→ SHORT EXERCISE
In the records below, find the line that contains "Generate a web" and the line that contains "mBottom - mTop);"; write out exactly those two lines and everything between them, without the pictures.

→ EXERCISE INPUTS
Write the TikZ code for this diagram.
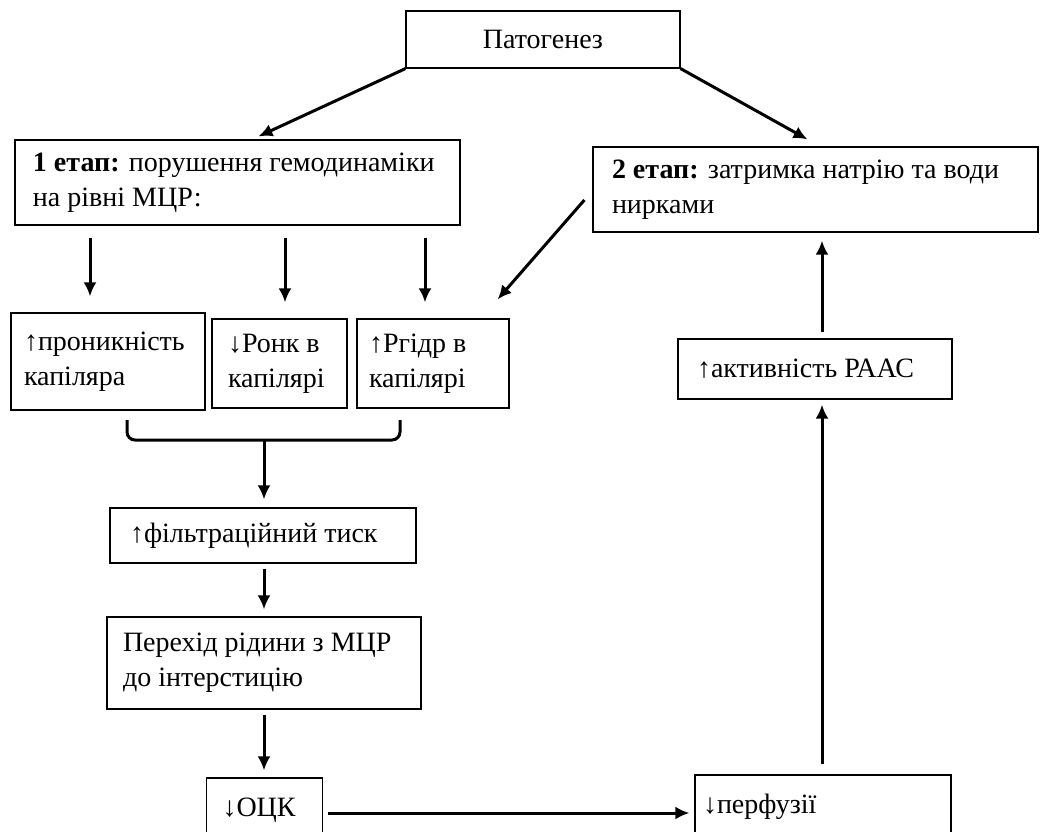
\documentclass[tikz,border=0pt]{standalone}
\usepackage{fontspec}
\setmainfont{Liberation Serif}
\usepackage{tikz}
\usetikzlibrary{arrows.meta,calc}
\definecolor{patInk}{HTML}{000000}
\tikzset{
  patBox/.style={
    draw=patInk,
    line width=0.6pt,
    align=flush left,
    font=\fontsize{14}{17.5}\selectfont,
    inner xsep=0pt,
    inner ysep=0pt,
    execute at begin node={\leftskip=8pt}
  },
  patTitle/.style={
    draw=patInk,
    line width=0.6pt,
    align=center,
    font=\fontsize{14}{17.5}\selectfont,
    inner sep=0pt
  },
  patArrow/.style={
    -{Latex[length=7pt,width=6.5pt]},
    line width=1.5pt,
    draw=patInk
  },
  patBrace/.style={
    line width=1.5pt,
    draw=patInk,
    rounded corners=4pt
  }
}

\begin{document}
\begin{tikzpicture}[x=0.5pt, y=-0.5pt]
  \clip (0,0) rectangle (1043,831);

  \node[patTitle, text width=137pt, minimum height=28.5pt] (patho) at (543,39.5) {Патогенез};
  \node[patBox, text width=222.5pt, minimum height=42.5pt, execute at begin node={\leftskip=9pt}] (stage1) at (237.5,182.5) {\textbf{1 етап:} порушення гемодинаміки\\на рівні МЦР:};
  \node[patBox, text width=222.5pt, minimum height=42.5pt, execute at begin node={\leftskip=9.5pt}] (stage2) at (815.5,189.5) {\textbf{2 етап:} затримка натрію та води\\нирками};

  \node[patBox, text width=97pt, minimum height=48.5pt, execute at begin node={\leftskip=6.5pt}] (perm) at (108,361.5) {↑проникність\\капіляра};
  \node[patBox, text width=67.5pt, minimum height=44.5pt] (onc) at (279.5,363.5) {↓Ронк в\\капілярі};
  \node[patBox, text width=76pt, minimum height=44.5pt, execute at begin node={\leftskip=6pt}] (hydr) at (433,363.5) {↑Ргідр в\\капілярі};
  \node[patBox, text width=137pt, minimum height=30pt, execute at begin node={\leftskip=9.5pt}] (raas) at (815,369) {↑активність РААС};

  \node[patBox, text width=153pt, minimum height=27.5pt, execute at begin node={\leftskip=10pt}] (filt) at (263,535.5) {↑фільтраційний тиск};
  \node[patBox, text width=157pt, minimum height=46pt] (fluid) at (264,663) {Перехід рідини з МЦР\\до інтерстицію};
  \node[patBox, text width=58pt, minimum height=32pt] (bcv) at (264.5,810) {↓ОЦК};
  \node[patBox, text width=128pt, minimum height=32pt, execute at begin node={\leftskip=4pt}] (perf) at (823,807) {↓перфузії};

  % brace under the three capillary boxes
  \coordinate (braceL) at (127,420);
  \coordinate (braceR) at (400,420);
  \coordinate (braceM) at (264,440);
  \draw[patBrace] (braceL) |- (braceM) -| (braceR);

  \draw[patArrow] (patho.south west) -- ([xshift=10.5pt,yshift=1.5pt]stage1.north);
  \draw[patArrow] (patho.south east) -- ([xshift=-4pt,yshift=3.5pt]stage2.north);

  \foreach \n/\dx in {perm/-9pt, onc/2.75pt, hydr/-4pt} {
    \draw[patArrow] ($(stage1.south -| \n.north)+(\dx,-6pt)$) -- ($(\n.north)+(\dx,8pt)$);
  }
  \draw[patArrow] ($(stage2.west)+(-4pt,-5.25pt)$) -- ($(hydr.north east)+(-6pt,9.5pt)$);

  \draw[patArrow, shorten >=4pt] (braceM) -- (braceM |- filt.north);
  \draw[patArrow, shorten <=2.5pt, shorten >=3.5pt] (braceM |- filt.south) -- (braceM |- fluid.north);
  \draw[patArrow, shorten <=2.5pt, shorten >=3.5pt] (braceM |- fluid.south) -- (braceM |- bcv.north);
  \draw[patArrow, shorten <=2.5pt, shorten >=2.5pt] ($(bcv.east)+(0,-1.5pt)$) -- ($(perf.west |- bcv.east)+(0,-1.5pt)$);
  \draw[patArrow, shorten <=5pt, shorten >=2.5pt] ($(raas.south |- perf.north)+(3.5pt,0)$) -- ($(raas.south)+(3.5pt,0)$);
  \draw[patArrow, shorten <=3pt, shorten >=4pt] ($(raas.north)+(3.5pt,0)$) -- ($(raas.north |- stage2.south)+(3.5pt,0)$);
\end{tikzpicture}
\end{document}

--

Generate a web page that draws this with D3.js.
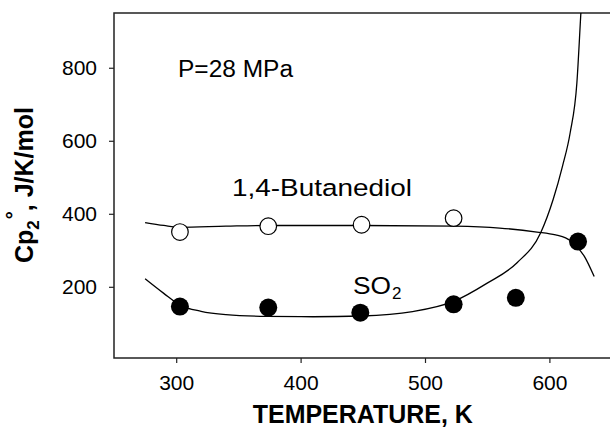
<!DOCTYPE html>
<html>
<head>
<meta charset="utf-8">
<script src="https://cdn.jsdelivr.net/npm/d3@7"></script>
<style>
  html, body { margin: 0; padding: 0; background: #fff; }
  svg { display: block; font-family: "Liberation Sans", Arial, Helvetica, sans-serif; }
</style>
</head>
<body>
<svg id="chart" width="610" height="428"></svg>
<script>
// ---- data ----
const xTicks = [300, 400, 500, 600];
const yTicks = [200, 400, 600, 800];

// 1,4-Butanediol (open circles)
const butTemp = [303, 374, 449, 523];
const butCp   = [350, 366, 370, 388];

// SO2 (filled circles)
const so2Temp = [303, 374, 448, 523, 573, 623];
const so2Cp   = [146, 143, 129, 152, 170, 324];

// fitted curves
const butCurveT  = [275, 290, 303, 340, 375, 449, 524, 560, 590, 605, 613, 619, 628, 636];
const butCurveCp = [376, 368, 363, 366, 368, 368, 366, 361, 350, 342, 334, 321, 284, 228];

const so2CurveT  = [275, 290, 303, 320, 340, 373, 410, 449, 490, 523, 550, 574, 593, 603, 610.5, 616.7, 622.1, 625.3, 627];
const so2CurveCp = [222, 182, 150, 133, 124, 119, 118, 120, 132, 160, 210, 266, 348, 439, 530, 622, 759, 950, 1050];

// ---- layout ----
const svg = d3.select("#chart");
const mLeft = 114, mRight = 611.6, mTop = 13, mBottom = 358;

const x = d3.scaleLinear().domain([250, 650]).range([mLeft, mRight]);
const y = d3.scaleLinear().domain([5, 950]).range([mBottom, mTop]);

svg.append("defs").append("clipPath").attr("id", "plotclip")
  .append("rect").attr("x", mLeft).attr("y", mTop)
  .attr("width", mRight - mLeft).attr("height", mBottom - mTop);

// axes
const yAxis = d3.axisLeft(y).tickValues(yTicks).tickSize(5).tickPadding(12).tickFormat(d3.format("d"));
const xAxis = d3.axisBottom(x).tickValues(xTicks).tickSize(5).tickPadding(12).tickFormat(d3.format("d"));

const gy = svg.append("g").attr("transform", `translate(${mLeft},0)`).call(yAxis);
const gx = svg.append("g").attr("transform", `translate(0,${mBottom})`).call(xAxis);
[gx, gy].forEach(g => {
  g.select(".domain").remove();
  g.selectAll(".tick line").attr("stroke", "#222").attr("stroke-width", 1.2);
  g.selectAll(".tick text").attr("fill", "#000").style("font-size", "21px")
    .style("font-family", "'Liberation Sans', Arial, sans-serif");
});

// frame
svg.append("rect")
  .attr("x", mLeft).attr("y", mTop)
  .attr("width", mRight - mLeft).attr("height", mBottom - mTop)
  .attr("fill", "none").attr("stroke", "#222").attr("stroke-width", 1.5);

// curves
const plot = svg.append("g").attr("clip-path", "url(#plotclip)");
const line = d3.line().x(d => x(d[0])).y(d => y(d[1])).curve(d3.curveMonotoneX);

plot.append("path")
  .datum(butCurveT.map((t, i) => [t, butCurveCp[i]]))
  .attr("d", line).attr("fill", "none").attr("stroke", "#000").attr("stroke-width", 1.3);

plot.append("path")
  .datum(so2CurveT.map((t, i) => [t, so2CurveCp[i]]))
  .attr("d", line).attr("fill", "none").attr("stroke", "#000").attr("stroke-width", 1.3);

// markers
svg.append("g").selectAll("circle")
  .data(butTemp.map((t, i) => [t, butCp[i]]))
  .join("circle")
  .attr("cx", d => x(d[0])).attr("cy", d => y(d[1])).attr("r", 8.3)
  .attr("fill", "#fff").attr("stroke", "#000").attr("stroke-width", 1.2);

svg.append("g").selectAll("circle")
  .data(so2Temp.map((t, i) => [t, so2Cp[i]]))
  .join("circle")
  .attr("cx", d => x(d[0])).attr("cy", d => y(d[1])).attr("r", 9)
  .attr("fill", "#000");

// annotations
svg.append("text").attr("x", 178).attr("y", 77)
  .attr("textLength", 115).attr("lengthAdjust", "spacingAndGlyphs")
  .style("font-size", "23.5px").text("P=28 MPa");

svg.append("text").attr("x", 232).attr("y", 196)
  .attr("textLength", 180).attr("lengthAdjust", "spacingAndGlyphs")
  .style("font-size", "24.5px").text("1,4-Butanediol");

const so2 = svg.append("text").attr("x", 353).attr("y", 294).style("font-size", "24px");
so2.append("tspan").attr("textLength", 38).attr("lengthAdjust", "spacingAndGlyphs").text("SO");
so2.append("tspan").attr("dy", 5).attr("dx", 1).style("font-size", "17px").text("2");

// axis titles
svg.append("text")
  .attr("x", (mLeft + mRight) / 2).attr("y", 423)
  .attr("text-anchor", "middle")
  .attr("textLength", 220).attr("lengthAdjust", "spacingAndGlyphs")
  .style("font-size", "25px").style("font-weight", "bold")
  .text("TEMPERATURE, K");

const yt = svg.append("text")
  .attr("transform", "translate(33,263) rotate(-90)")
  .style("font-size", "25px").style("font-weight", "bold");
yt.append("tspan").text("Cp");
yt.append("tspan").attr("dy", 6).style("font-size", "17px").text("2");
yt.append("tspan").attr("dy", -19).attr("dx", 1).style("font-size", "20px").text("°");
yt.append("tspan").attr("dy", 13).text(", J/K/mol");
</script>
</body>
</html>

==

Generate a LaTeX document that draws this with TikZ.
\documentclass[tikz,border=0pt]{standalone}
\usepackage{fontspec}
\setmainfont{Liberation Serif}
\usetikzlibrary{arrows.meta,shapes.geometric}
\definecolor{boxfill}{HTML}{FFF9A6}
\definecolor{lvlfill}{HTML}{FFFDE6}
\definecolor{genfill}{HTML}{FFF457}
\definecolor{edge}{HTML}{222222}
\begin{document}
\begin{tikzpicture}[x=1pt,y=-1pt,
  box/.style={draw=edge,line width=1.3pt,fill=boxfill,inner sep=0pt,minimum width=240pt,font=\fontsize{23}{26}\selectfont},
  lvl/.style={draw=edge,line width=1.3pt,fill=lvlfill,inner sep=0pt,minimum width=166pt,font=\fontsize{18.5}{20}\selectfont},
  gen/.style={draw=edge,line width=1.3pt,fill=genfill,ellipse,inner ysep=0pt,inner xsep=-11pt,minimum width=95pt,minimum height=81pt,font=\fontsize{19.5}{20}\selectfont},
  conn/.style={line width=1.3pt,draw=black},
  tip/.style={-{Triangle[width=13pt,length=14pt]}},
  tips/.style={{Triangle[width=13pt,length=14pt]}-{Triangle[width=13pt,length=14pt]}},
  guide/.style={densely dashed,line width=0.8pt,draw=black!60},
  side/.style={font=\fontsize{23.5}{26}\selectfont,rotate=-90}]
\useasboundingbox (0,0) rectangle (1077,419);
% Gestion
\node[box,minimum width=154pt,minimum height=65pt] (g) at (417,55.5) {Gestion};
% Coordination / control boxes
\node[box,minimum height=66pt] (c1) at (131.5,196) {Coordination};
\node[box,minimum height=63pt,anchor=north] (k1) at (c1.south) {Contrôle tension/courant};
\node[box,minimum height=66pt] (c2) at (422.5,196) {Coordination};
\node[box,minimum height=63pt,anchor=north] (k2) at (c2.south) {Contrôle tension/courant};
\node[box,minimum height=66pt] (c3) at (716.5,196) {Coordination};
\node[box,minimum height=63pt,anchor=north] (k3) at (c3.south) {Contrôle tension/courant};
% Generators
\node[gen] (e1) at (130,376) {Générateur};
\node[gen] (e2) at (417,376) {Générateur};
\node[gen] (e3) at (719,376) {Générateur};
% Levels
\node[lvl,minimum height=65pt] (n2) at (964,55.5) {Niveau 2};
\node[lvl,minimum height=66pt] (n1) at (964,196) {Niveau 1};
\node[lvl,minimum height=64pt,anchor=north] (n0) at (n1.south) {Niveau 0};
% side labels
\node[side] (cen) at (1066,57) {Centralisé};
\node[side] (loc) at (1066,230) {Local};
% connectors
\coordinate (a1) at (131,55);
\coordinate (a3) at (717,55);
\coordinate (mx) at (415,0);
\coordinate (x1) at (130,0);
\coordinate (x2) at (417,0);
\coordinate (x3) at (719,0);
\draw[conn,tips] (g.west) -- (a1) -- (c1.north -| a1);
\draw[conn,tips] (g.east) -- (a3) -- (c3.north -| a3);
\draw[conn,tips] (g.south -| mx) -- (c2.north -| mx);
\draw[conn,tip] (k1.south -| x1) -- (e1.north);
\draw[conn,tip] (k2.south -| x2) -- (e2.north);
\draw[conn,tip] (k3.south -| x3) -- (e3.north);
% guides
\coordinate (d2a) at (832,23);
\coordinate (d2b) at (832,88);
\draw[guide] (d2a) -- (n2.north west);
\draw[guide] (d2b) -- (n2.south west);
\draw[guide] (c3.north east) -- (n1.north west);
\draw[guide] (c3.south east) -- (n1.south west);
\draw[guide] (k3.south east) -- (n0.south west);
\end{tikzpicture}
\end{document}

→ PROBLEM SOLUTION
Generate a web page that draws this with D3.js.
<!DOCTYPE html>
<html>
<head>
<meta charset="utf-8">
<script src="https://cdn.jsdelivr.net/npm/d3@7"></script>
<style>
  html, body { margin: 0; padding: 0; background: #fff; }
  svg { display: block; font-family: "Liberation Sans", Arial, Helvetica, sans-serif; }
</style>
</head>
<body>
<svg id="chart" width="610" height="428"></svg>
<script>
// ---- data ----
const xTicks = [300, 400, 500, 600];
const yTicks = [200, 400, 600, 800];

// 1,4-Butanediol (open circles)
const butTemp = [303, 374, 449, 523];
const butCp   = [350, 366, 370, 388];

// SO2 (filled circles)
const so2Temp = [303, 374, 448, 523, 573, 623];
const so2Cp   = [146, 143, 129, 152, 170, 324];

// fitted curves
const butCurveT  = [275, 290, 303, 340, 375, 449, 524, 560, 590, 605, 613, 619, 628, 636];
const butCurveCp = [376, 368, 363, 366, 368, 368, 366, 361, 350, 342, 334, 321, 284, 228];

const so2CurveT  = [275, 290, 303, 320, 340, 373, 410, 449, 490, 523, 550, 574, 593, 603, 610.5, 616.7, 622.1, 625.3, 627];
const so2CurveCp = [222, 182, 150, 133, 124, 119, 118, 120, 132, 160, 210, 266, 348, 439, 530, 622, 759, 950, 1050];

// ---- layout ----
const svg = d3.select("#chart");
const mLeft = 114, mRight = 611.6, mTop = 13, mBottom = 358;

const x = d3.scaleLinear().domain([250, 650]).range([mLeft, mRight]);
const y = d3.scaleLinear().domain([5, 950]).range([mBottom, mTop]);

svg.append("defs").append("clipPath").attr("id", "plotclip")
  .append("rect").attr("x", mLeft).attr("y", mTop)
  .attr("width", mRight - mLeft).attr("height", mBottom - mTop);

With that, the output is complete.